* _DATASET SECTION_:
━━━━━━━━━━━━━━━━

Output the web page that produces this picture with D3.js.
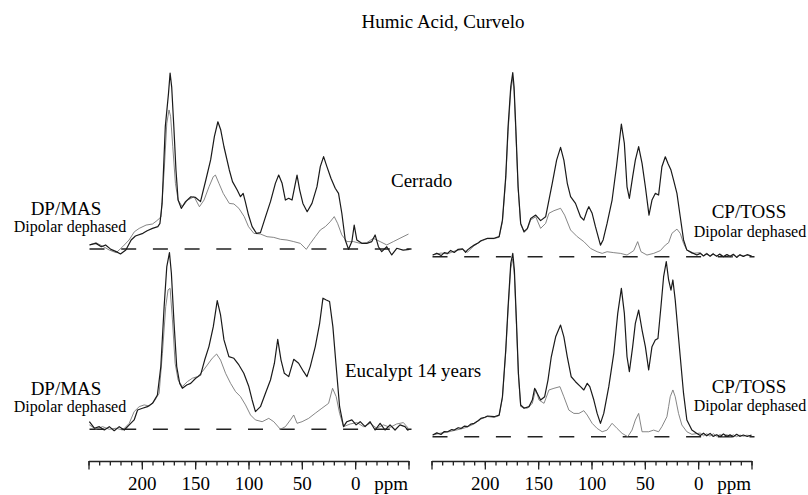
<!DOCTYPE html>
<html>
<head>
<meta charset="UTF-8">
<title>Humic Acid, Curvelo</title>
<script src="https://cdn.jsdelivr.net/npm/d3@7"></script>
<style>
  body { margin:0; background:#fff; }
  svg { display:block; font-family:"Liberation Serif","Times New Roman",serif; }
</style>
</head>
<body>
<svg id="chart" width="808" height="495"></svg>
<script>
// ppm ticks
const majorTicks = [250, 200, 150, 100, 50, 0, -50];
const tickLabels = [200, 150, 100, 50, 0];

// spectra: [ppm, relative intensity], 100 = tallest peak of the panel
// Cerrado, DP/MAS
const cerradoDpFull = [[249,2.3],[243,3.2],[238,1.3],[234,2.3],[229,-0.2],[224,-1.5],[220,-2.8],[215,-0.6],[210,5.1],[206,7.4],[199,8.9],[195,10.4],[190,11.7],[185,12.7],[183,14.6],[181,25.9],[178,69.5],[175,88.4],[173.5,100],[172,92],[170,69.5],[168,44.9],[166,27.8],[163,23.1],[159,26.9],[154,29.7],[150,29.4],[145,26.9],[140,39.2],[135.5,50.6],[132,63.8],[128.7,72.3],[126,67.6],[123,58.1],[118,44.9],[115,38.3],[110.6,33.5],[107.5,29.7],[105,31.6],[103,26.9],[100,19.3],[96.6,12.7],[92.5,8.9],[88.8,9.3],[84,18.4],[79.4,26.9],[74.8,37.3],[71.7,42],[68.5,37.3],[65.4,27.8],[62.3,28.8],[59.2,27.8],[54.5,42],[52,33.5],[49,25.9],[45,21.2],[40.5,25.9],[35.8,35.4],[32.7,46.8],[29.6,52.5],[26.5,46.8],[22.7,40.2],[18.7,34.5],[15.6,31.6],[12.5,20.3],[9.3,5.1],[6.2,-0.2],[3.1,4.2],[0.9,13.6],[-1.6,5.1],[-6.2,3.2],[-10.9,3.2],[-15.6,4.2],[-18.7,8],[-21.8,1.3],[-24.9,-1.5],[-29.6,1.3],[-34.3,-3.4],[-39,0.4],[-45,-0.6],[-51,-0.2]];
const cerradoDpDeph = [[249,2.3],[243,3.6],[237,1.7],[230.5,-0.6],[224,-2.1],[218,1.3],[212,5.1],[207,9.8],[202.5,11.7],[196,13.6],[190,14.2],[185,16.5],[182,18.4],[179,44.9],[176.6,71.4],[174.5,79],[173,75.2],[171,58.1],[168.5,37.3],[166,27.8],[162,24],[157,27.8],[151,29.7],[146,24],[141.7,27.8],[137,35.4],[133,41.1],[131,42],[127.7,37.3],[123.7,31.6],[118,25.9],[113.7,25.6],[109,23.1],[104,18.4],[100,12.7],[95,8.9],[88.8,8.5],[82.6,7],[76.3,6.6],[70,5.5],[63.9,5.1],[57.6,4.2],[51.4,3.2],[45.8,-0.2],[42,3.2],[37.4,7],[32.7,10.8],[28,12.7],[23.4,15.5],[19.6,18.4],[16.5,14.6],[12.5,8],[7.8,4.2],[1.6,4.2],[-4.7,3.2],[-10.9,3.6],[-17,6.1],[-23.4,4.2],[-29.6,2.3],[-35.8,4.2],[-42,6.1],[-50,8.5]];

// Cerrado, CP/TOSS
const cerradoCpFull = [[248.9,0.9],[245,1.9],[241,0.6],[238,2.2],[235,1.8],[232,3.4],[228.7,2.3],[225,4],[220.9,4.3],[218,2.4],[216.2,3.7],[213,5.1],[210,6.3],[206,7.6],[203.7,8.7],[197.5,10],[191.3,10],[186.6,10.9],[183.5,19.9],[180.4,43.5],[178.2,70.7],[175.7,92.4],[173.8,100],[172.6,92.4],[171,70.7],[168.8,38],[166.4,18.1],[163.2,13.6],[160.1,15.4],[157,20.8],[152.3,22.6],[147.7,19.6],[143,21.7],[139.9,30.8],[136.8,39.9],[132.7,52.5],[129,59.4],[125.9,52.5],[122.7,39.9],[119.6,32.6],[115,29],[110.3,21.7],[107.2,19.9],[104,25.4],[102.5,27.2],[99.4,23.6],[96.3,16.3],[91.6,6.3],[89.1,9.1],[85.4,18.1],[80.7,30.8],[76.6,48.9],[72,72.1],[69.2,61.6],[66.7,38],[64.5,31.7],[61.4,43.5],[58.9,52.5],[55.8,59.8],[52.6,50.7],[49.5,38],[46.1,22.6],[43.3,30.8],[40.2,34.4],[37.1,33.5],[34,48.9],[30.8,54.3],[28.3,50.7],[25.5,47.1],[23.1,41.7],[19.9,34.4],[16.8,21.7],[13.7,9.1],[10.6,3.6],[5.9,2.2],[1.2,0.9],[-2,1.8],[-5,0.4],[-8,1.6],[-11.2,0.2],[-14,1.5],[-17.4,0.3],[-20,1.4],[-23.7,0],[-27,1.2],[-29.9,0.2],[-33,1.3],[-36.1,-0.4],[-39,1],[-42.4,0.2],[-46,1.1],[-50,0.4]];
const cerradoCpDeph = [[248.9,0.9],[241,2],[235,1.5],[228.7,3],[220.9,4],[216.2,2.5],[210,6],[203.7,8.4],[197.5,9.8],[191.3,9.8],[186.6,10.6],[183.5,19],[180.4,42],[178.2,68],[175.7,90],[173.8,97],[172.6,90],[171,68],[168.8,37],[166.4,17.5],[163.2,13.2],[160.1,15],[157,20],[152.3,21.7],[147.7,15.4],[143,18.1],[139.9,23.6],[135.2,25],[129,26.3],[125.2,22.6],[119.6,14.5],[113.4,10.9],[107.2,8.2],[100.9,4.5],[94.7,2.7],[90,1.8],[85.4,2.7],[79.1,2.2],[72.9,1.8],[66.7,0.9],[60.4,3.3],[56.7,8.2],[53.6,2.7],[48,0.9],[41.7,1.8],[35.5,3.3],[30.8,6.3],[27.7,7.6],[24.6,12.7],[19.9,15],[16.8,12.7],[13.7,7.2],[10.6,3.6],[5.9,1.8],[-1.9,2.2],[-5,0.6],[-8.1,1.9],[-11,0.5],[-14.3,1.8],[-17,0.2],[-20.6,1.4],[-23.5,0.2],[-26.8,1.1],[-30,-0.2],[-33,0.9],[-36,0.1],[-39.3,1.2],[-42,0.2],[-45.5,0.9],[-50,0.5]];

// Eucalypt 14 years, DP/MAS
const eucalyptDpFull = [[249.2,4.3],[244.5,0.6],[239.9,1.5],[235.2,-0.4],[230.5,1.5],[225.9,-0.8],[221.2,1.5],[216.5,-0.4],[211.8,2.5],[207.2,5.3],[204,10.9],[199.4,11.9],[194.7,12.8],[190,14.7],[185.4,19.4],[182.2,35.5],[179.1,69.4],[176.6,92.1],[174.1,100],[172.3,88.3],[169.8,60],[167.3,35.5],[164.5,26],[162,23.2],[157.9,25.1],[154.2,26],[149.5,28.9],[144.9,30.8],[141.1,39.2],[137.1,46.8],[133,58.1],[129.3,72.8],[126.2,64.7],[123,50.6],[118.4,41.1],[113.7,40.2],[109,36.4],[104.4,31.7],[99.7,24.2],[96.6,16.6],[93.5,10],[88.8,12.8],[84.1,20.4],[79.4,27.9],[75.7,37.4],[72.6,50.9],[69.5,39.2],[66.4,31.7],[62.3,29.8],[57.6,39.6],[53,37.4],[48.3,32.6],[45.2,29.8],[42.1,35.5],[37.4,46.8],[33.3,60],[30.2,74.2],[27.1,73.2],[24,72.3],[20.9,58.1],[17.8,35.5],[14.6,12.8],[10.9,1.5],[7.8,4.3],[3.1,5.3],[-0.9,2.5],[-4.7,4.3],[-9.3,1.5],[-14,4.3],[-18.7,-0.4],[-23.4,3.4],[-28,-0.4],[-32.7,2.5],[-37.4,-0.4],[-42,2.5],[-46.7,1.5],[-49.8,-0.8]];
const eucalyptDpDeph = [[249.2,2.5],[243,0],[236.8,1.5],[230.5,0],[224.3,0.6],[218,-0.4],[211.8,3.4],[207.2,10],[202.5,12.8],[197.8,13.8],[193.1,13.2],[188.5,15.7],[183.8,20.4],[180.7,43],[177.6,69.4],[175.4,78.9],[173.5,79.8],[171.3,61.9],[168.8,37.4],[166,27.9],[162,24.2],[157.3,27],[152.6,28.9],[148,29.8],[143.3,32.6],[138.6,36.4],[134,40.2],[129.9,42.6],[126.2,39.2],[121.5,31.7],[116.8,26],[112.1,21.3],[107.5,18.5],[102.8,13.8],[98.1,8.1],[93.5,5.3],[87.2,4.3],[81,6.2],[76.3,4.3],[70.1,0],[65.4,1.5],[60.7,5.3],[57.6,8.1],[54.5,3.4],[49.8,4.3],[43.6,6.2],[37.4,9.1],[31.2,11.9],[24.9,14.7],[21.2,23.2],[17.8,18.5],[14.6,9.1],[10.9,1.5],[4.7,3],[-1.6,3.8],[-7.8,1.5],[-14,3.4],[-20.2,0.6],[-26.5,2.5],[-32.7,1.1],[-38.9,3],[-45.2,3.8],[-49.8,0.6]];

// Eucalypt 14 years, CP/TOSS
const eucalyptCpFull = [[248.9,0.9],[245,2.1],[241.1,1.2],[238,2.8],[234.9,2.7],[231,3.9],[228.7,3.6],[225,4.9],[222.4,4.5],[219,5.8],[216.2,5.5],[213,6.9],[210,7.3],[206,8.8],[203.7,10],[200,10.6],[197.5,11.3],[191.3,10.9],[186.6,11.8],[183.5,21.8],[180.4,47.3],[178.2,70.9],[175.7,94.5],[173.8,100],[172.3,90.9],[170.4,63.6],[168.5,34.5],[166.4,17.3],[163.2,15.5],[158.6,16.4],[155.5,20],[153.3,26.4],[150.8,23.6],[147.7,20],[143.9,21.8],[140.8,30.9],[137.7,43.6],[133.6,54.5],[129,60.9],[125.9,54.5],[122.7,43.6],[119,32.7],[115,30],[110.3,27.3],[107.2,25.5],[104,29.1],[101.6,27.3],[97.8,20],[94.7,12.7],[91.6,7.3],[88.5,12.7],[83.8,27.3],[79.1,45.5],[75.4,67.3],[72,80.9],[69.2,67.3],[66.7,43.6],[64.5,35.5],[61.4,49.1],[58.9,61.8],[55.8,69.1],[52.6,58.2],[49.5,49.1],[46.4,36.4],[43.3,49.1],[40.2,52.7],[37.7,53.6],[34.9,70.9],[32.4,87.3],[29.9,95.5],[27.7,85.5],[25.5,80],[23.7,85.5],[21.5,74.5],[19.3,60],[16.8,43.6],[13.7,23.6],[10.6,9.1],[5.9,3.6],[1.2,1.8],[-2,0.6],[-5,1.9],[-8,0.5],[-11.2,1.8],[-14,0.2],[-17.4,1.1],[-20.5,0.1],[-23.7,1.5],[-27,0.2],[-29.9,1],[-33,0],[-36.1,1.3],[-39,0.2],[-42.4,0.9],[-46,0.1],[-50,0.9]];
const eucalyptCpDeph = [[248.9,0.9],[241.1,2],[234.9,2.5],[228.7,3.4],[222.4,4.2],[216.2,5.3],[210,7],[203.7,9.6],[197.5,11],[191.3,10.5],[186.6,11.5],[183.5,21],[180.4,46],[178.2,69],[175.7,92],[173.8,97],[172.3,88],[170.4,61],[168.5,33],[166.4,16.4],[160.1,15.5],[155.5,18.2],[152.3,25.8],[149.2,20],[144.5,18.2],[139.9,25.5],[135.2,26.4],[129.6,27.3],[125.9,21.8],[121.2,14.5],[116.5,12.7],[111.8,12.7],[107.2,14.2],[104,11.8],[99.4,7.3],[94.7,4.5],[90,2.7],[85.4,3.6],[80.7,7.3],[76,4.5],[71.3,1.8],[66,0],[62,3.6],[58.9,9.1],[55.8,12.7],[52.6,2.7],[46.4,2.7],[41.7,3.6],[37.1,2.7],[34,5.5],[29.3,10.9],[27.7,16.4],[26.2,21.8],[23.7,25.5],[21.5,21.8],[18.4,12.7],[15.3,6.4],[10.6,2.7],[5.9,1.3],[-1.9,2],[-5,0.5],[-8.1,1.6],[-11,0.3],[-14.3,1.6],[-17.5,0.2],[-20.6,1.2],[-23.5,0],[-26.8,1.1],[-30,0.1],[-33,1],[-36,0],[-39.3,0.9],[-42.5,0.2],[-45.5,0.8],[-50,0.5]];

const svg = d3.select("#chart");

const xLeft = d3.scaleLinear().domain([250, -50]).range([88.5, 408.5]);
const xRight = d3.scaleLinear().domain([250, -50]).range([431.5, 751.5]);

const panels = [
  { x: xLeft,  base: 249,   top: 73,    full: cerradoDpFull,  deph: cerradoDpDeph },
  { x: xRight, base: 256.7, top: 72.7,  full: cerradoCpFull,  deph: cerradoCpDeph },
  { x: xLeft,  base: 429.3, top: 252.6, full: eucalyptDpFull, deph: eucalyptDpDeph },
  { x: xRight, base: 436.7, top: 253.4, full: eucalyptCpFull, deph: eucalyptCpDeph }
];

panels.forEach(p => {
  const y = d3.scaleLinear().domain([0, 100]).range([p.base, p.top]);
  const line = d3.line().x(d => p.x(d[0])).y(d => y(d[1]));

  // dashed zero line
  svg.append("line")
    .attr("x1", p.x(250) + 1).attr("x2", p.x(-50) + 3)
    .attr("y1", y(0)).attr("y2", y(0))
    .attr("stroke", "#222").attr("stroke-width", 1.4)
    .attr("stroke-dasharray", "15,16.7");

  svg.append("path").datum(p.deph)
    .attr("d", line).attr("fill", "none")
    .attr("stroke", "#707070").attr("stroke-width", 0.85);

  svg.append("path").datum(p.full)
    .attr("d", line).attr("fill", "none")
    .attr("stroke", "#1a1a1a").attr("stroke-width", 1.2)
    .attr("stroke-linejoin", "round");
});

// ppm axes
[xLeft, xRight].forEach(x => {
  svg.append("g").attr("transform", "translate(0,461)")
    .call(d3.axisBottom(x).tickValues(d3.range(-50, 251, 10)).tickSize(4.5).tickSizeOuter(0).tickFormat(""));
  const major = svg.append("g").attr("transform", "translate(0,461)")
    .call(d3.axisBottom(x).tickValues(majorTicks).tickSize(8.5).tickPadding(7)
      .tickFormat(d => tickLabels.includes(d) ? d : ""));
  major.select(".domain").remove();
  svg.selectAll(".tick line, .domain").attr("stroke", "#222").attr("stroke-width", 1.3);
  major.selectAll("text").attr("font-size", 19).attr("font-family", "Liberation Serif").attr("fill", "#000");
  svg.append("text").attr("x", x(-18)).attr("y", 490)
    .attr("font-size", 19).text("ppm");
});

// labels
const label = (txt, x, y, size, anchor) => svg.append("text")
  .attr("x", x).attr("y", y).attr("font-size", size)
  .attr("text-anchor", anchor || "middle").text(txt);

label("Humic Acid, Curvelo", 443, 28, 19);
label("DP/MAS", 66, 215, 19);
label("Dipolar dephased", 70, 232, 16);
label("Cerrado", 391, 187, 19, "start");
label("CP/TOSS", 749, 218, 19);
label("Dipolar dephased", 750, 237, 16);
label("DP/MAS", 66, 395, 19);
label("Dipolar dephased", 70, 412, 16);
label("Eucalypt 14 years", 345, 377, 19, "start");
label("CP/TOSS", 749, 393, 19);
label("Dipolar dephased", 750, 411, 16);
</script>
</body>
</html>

━━━━━━━━━━━━━━━━

* _WHAT YOU NEED TO DO_:
Pictures stay out. Print the data exactly, from its first line through the line containing "const tickLabels = [200, 150, 100, 50, 0];".

* _THE RESPONSE_:
Output the web page that produces this picture with D3.js.
<!DOCTYPE html>
<html>
<head>
<meta charset="UTF-8">
<title>Humic Acid, Curvelo</title>
<script src="https://cdn.jsdelivr.net/npm/d3@7"></script>
<style>
  body { margin:0; background:#fff; }
  svg { display:block; font-family:"Liberation Serif","Times New Roman",serif; }
</style>
</head>
<body>
<svg id="chart" width="808" height="495"></svg>
<script>
// ppm ticks
const majorTicks = [250, 200, 150, 100, 50, 0, -50];
const tickLabels = [200, 150, 100, 50, 0];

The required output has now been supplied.